Author: Arshina Remtulla
When I was younger, I had a lot of insecurities when it came to my looks. I was comparing myself to other girls and questioning why boys would prefer them over me. I remember a moment in elementary school when my friends and I were jumping off a snowbank at recess. One of my “best friends” laughed at how my “butt jiggles” when I jumped off and hers didn’t. Although I pretended that comment didn’t affect me, I stopped wearing leggings for years. I believed it was because I didn’t like how they felt, but in hindsight I realized her words hurt me more than I thought.
Looking at myself in the mirror to pick apart the tiniest flaws. That, in retrospect, were only noticeable to me. Feeling as if all eyes were on me, criticizing my every move. And if I didn’t look put together at all times, everyone would see how flawed I am.
As I’ve grown up, I’ve come to love my body and my features. I may not live up to the stereotypical beauty standard but that’s exactly what I love: I’m unique. I used to look in the mirror to fix myself, now I look in the mirror to admire myself. Most people would say I’m conceited, but I prefer the word confident. I don’t think I’m prettier than anyone, I’m as beautiful as everyone else.
I’ve grown to love my body. Although, I still have insecurities. I don’t have a flat stomach. I have bigger thighs, and my face isn’t symmetrical. The difference is I don’t let those things control my life anymore, and I notice them myself.
My biggest insecurities no longer stem from my looks, but my personality. I don’t think I’m a bad person, but sometimes like I’m “too much” or “take up too much space”. While growing up, a lot of kids, especially boys, would call me “annoying.” I had an outgoing, dramatic and talkative personality. I never thought much of it until I moved schools in grade 11.
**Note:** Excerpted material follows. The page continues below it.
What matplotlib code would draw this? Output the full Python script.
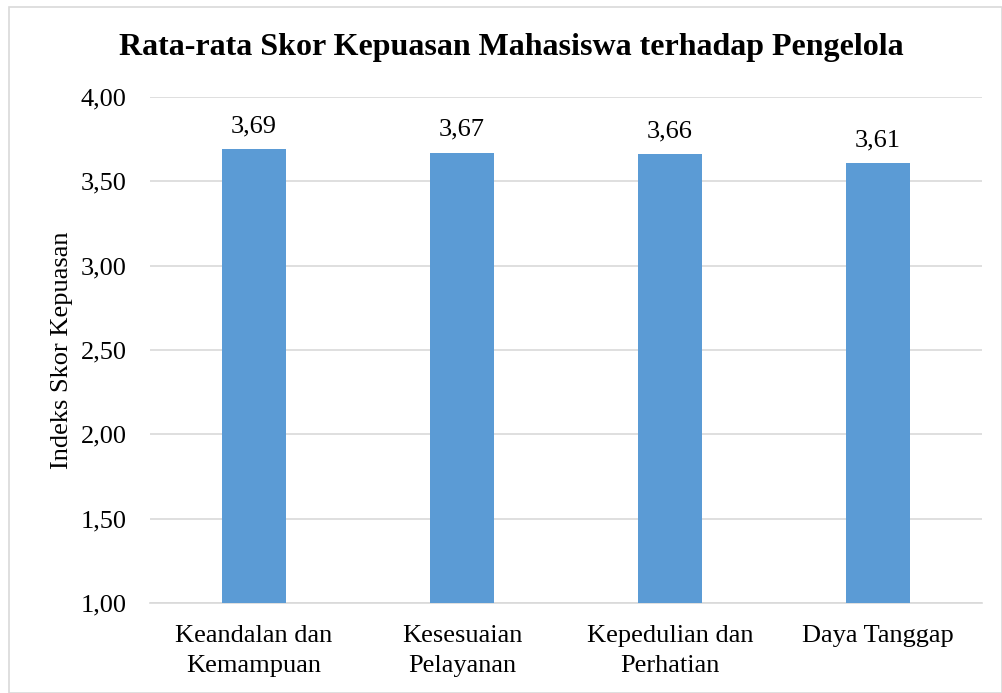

I was afraid no one would like me if I was myself; so instead of being the extroverted person I am, I chose to stay silent. I never spoke in class unless necessary. I only hung out with my two best friends and I refused to go out of my way to make friends. Looking back, lot of that stemmed from my anxiety that peaked at that point in my life. But it led me to hyper focus on my flaws and become a people pleaser.
The sad thing is that I didn’t give people the chance to get to know the real me. I was afraid of judgment of others. Had I not let my insecurities control my actions, I could’ve made lifelong friends instead of sitting alone at lunch.
Now that I’m in university, I’ve felt more comfortable expressing my true self rather than hiding it.
Some days, I have thoughts i’m “taking up too much space” and annoying my roommates, but I’ve learned I’m not responsible for other people’s feelings or actions.
I’m allowed to take up space; I’m allowed to voice my opinions and be as dramatic as I want. If other people have an issue with that, that isn’t my problem. I used to put a lot of weight in what others thought of me, and sought validation from people who made me feel lousy. I’ve chosen to cut out those who no longer fuel my energy and surround myself with genuine, supportive friends.
Insecurities are not things we need to “fix”, they are things we need to accept. There will always be someone prettier, smarter, and “better” than you, but that doesn’t make you any less worthy. It took me a long time to realize nobody is perfect, and we all want to feel loved.
Loved and accepted for who we are. The road to self acceptance is a long one, and some days will be better than others, but nothing in life is a linear process. I’m proud of the growth I’ve had, and going forward I’ll continue to take up as much space as I need.